» Problem details
Take the lines of the data below from the very first through the line containing "ax.set_yticklabels([str(v) for v" and output them exactly, pictures excluded.

-------------------------

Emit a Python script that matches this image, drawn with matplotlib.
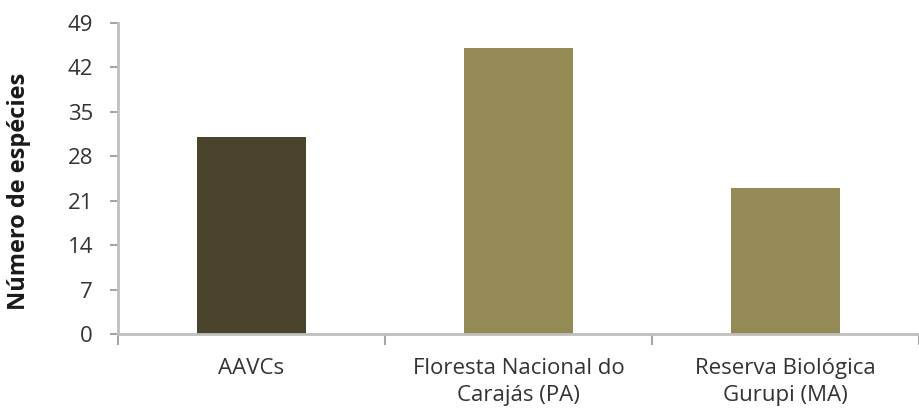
import matplotlib.pyplot as plt
import numpy as np

# Data
categories = ["AAVCs", "Floresta Nacional do\nCarajás (PA)", "Reserva Biológica\nGurupi (MA)"]
species = [31, 45, 23]
bar_colors = ["#4a442d", "#948a55", "#948a55"]
y_ticks = [0, 7, 14, 21, 28, 35, 42, 49]

plt.rcParams["font.family"] = ["Open Sans", "DejaVu Sans"]

fig = plt.figure(figsize=(9.19, 4.08), dpi=100)
ax = fig.add_axes([0.1284, 0.181, 0.8716, 0.7626])

x = np.arange(len(categories))
ax.bar(x, species, width=0.405, color=bar_colors, zorder=3)

ax.set_xlim(-0.5, 2.474)
ax.set_ylim(0, 49)
ax.set_yticks(y_ticks)
ax.set_yticklabels([str(v) for v in y_ticks], fontsize=16, color="#333333")

# category labels at centres, tick marks at boundaries
ax.set_xticks(x)
ax.set_xticklabels(categories, fontsize=16, color="#333333", linespacing=1.4)
ax.tick_params(axis="x", which="major", length=0, pad=17)
ax.set_xticks([-0.5, 0.5, 1.5, 2.5], minor=True)
ax.tick_params(axis="x", which="minor", length=8, width=1.5, color="#a6a6a6")
ax.tick_params(axis="y", length=6, width=1.5, color="#a6a6a6", pad=12)

for side in ["top", "right"]:
    ax.spines[side].set_visible(False)
for side in ["left", "bottom"]:
    ax.spines[side].set_color("#bfbfbf")
    ax.spines[side].set_linewidth(2)
ax.spines["bottom"].set_zorder(4)

ax.set_ylabel("Número de espécies", fontsize=17, fontweight="bold", color="#1a1a1a")
ax.yaxis.set_label_coords(-0.108, 0.458)

fig.savefig("out.png", dpi=100)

-------------------------

» Solution to this task
Emit a Python script that matches this image, drawn with matplotlib.
import matplotlib.pyplot as plt
import numpy as np

# Data
categories = ["AAVCs", "Floresta Nacional do\nCarajás (PA)", "Reserva Biológica\nGurupi (MA)"]
species = [31, 45, 23]
bar_colors = ["#4a442d", "#948a55", "#948a55"]
y_ticks = [0, 7, 14, 21, 28, 35, 42, 49]

plt.rcParams["font.family"] = ["Open Sans", "DejaVu Sans"]

fig = plt.figure(figsize=(9.19, 4.08), dpi=100)
ax = fig.add_axes([0.1284, 0.181, 0.8716, 0.7626])

x = np.arange(len(categories))
ax.bar(x, species, width=0.405, color=bar_colors, zorder=3)

ax.set_xlim(-0.5, 2.474)
ax.set_ylim(0, 49)
ax.set_yticks(y_ticks)
ax.set_yticklabels([str(v) for v in y_ticks], fontsize=16, color="#333333")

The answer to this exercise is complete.